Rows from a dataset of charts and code
★ ★ ★

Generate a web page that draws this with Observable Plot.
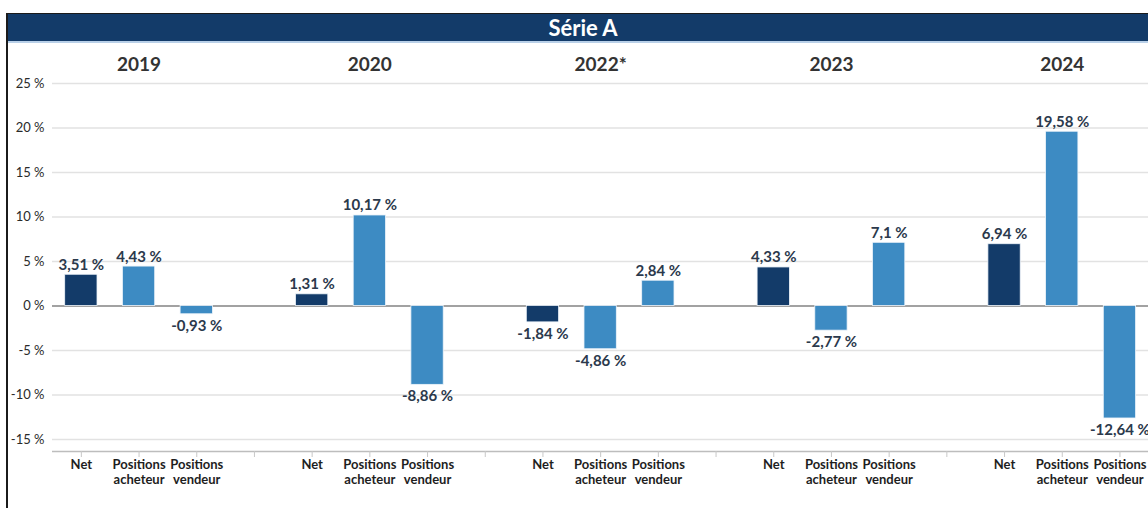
<!DOCTYPE html>
<html>
<head>
<meta charset="utf-8">
<script src="https://cdn.jsdelivr.net/npm/d3@7"></script>
<script src="https://cdn.jsdelivr.net/npm/@observablehq/plot@0.6"></script>
<style>
  html, body { margin: 0; padding: 0; background: #fff; }
  body { width: 1148px; height: 508px; overflow: hidden; position: relative; font-family: Lato, "Open Sans", sans-serif; }
  #chart { position: absolute; left: 0; top: 44px; }
  #frame { position: absolute; left: 6px; top: 13px; width: 1160px; height: 500px;
           border-left: 2px solid #1b1b1b; border-top: 1.5px solid #1b1b1b; pointer-events: none; }
  #title { position: absolute; left: 0; top: 0; width: 1150px; height: 27px; background: #133b69;
           border-bottom: 2px solid #b9d0e8; color: #fff; font: bold 22px Lato, sans-serif;
           text-align: center; line-height: 27px; }
</style>
</head>
<body>
<div id="chart"></div>
<div id="frame"><div id="title">Série A</div></div>
<script>
// Data
const years = ["2019", "2020", "2022*", "2023", "2024"];
const categories = ["Net", "Positions acheteur", "Positions vendeur"];
const categoryLabels = ["Net", "Positions\nacheteur", "Positions\nvendeur"];
const netValues = [3.51, 1.31, -1.84, 4.33, 6.94];
const acheteurValues = [4.43, 10.17, -4.86, -2.77, 19.58];
const vendeurValues = [-0.93, -8.86, 2.84, 7.1, -12.64];
const yTicks = [-15, -10, -5, 0, 5, 10, 15, 20, 25];
const yDomain = [-16.35, 25];

const seriesValues = [netValues, acheteurValues, vendeurValues];
const SEP = "sep";
const keys = [];
const labelOf = {};
years.forEach(y => {
  categories.forEach((c, i) => { const k = y + "|" + c; keys.push(k); labelOf[k] = categoryLabels[i]; });
  const s = y + "|" + SEP; keys.push(s); labelOf[s] = "";
});
const rows = [];
years.forEach((y, yi) => categories.forEach((c, ci) => {
  rows.push({key: y + "|" + c, year: y, cat: c, value: seriesValues[ci][yi]});
}));
const yearRows = years.map(y => ({year: y, key: y + "|" + categories[1]}));
const fmt = v => String(v).replace(".", ",") + " %";

const chart = Plot.plot({
  width: 1210,
  height: 464,
  marginLeft: 52,
  marginRight: 4,
  marginTop: 39,
  marginBottom: 57,
  style: {maxWidth: "none", background: "transparent", overflow: "visible", fontFamily: "Lato, sans-serif", color: "#222"},
  x: {type: "band", domain: keys, paddingInner: 0.44, paddingOuter: 0.22, round: false, axis: null, label: null},
  y: {domain: yDomain, axis: null, label: null},
  marks: [
    Plot.ruleY(yTicks, {stroke: "#e2e2e2", strokeWidth: 1.5}),
    Plot.ruleY([0], {stroke: "#8a8a8a", strokeWidth: 1.5}),
    Plot.ruleY([yDomain[0]], {stroke: "#bdbdbd", strokeWidth: 1.5}),
    Plot.axisY({ticks: yTicks, tickSize: 0, tickPadding: 8, fontSize: 13, fill: "#2a2a2a", label: null,
      tickFormat: d => d + " %"}),
    Plot.axisX({tickSize: 6, tickPadding: 0, stroke: "#c8c8c8", fill: "#1e1e1e", fontSize: 13, fontWeight: "bold",
      lineHeight: 1.2, label: null, tickFormat: k => labelOf[k]}),
    Plot.barY(rows, {x: "key", y: "value", fill: d => d.cat === "Net" ? "#133b69" : "#3d8bc3",
      stroke: "#eef4fa", strokeWidth: 0.8}),
    Plot.text(rows.filter(d => d.value >= 0), {x: "key", y: "value", text: d => fmt(d.value),
      lineAnchor: "bottom", dy: -5, fontSize: 15, fontWeight: "bold", fill: "#2b394c", letterSpacing: "0.3px"}),
    Plot.text(rows.filter(d => d.value < 0), {x: "key", y: "value", text: d => fmt(d.value),
      lineAnchor: "top", dy: 6, fontSize: 15, fontWeight: "bold", fill: "#2b394c", letterSpacing: "0.3px"}),
    Plot.text(yearRows, {x: "key", frameAnchor: "top", dy: -19, text: "year",
      fontSize: 19, fontWeight: "bold", fill: "#333", lineAnchor: "middle"})
  ]
});
document.getElementById("chart").appendChild(chart);
</script>
</body>
</html>
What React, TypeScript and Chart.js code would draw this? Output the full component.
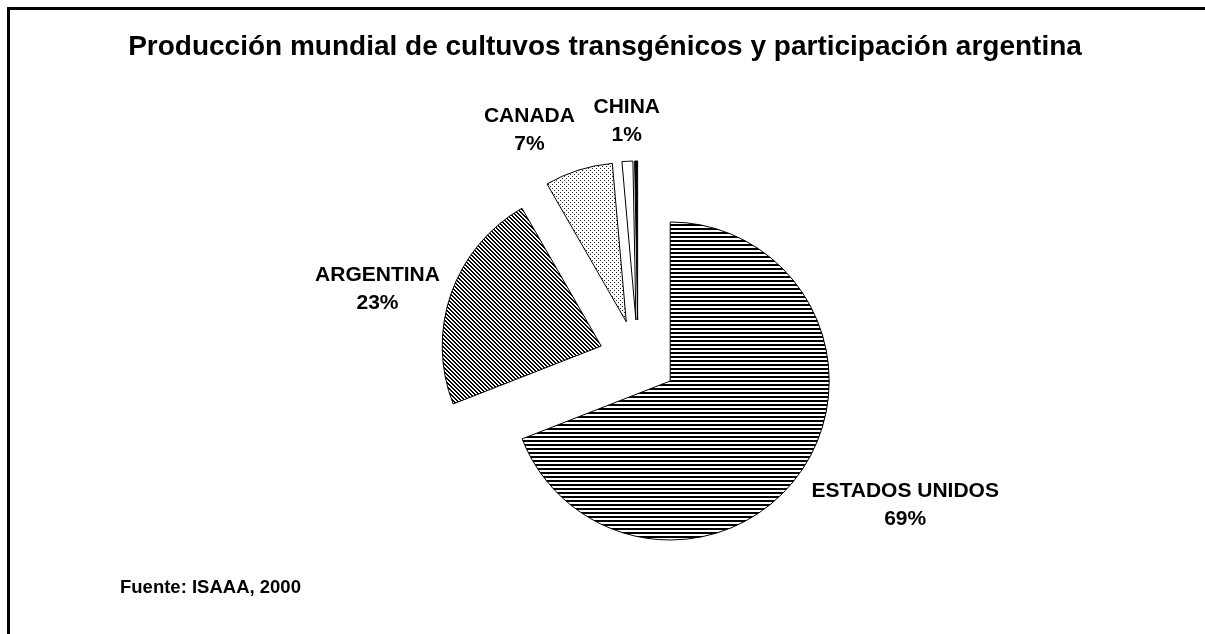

★ ★ ★

▶ _Objective_
Copy the records exactly. Skip the pictures.

▶ _Complete output_
Generate a web page that draws this with Observable Plot.
<!DOCTYPE html>
<html>
<head>
<meta charset="utf-8">
<script src="https://cdn.jsdelivr.net/npm/d3@7"></script>
<script src="https://cdn.jsdelivr.net/npm/@observablehq/plot@0.6"></script>
<style>
  html, body { margin: 0; padding: 0; background: #fff; }
  body { width: 1148px; height: 508px; overflow: hidden; position: relative; font-family: Lato, "Open Sans", sans-serif; }
  #chart { position: absolute; left: 0; top: 44px; }
  #frame { position: absolute; left: 6px; top: 13px; width: 1160px; height: 500px;
           border-left: 2px solid #1b1b1b; border-top: 1.5px solid #1b1b1b; pointer-events: none; }
  #title { position: absolute; left: 0; top: 0; width: 1150px; height: 27px; background: #133b69;
           border-bottom: 2px solid #b9d0e8; color: #fff; font: bold 22px Lato, sans-serif;
           text-align: center; line-height: 27px; }
</style>
</head>
<body>
<div id="chart"></div>
<div id="frame"><div id="title">Série A</div></div>
<script>
// Data
const years = ["2019", "2020", "2022*", "2023", "2024"];
const categories = ["Net", "Positions acheteur", "Positions vendeur"];
const categoryLabels = ["Net", "Positions\nacheteur", "Positions\nvendeur"];
const netValues = [3.51, 1.31, -1.84, 4.33, 6.94];
const acheteurValues = [4.43, 10.17, -4.86, -2.77, 19.58];
const vendeurValues = [-0.93, -8.86, 2.84, 7.1, -12.64];
const yTicks = [-15, -10, -5, 0, 5, 10, 15, 20, 25];
const yDomain = [-16.35, 25];

const seriesValues = [netValues, acheteurValues, vendeurValues];
const SEP = "sep";
const keys = [];
const labelOf = {};
years.forEach(y => {
  categories.forEach((c, i) => { const k = y + "|" + c; keys.push(k); labelOf[k] = categoryLabels[i]; });
  const s = y + "|" + SEP; keys.push(s); labelOf[s] = "";
});
const rows = [];
years.forEach((y, yi) => categories.forEach((c, ci) => {
  rows.push({key: y + "|" + c, year: y, cat: c, value: seriesValues[ci][yi]});
}));
const yearRows = years.map(y => ({year: y, key: y + "|" + categories[1]}));
const fmt = v => String(v).replace(".", ",") + " %";

const chart = Plot.plot({
  width: 1210,
  height: 464,
  marginLeft: 52,
  marginRight: 4,
  marginTop: 39,
  marginBottom: 57,
  style: {maxWidth: "none", background: "transparent", overflow: "visible", fontFamily: "Lato, sans-serif", color: "#222"},
  x: {type: "band", domain: keys, paddingInner: 0.44, paddingOuter: 0.22, round: false, axis: null, label: null},
  y: {domain: yDomain, axis: null, label: null},
  marks: [
    Plot.ruleY(yTicks, {stroke: "#e2e2e2", strokeWidth: 1.5}),
    Plot.ruleY([0], {stroke: "#8a8a8a", strokeWidth: 1.5}),
    Plot.ruleY([yDomain[0]], {stroke: "#bdbdbd", strokeWidth: 1.5}),
    Plot.axisY({ticks: yTicks, tickSize: 0, tickPadding: 8, fontSize: 13, fill: "#2a2a2a", label: null,
      tickFormat: d => d + " %"}),
    Plot.axisX({tickSize: 6, tickPadding: 0, stroke: "#c8c8c8", fill: "#1e1e1e", fontSize: 13, fontWeight: "bold",
      lineHeight: 1.2, label: null, tickFormat: k => labelOf[k]}),
    Plot.barY(rows, {x: "key", y: "value", fill: d => d.cat === "Net" ? "#133b69" : "#3d8bc3",
      stroke: "#eef4fa", strokeWidth: 0.8}),
    Plot.text(rows.filter(d => d.value >= 0), {x: "key", y: "value", text: d => fmt(d.value),
      lineAnchor: "bottom", dy: -5, fontSize: 15, fontWeight: "bold", fill: "#2b394c", letterSpacing: "0.3px"}),
    Plot.text(rows.filter(d => d.value < 0), {x: "key", y: "value", text: d => fmt(d.value),
      lineAnchor: "top", dy: 6, fontSize: 15, fontWeight: "bold", fill: "#2b394c", letterSpacing: "0.3px"}),
    Plot.text(yearRows, {x: "key", frameAnchor: "top", dy: -19, text: "year",
      fontSize: 19, fontWeight: "bold", fill: "#333", lineAnchor: "middle"})
  ]
});
document.getElementById("chart").appendChild(chart);
</script>
</body>
</html>
What React, TypeScript and Chart.js code would draw this? Output the full component.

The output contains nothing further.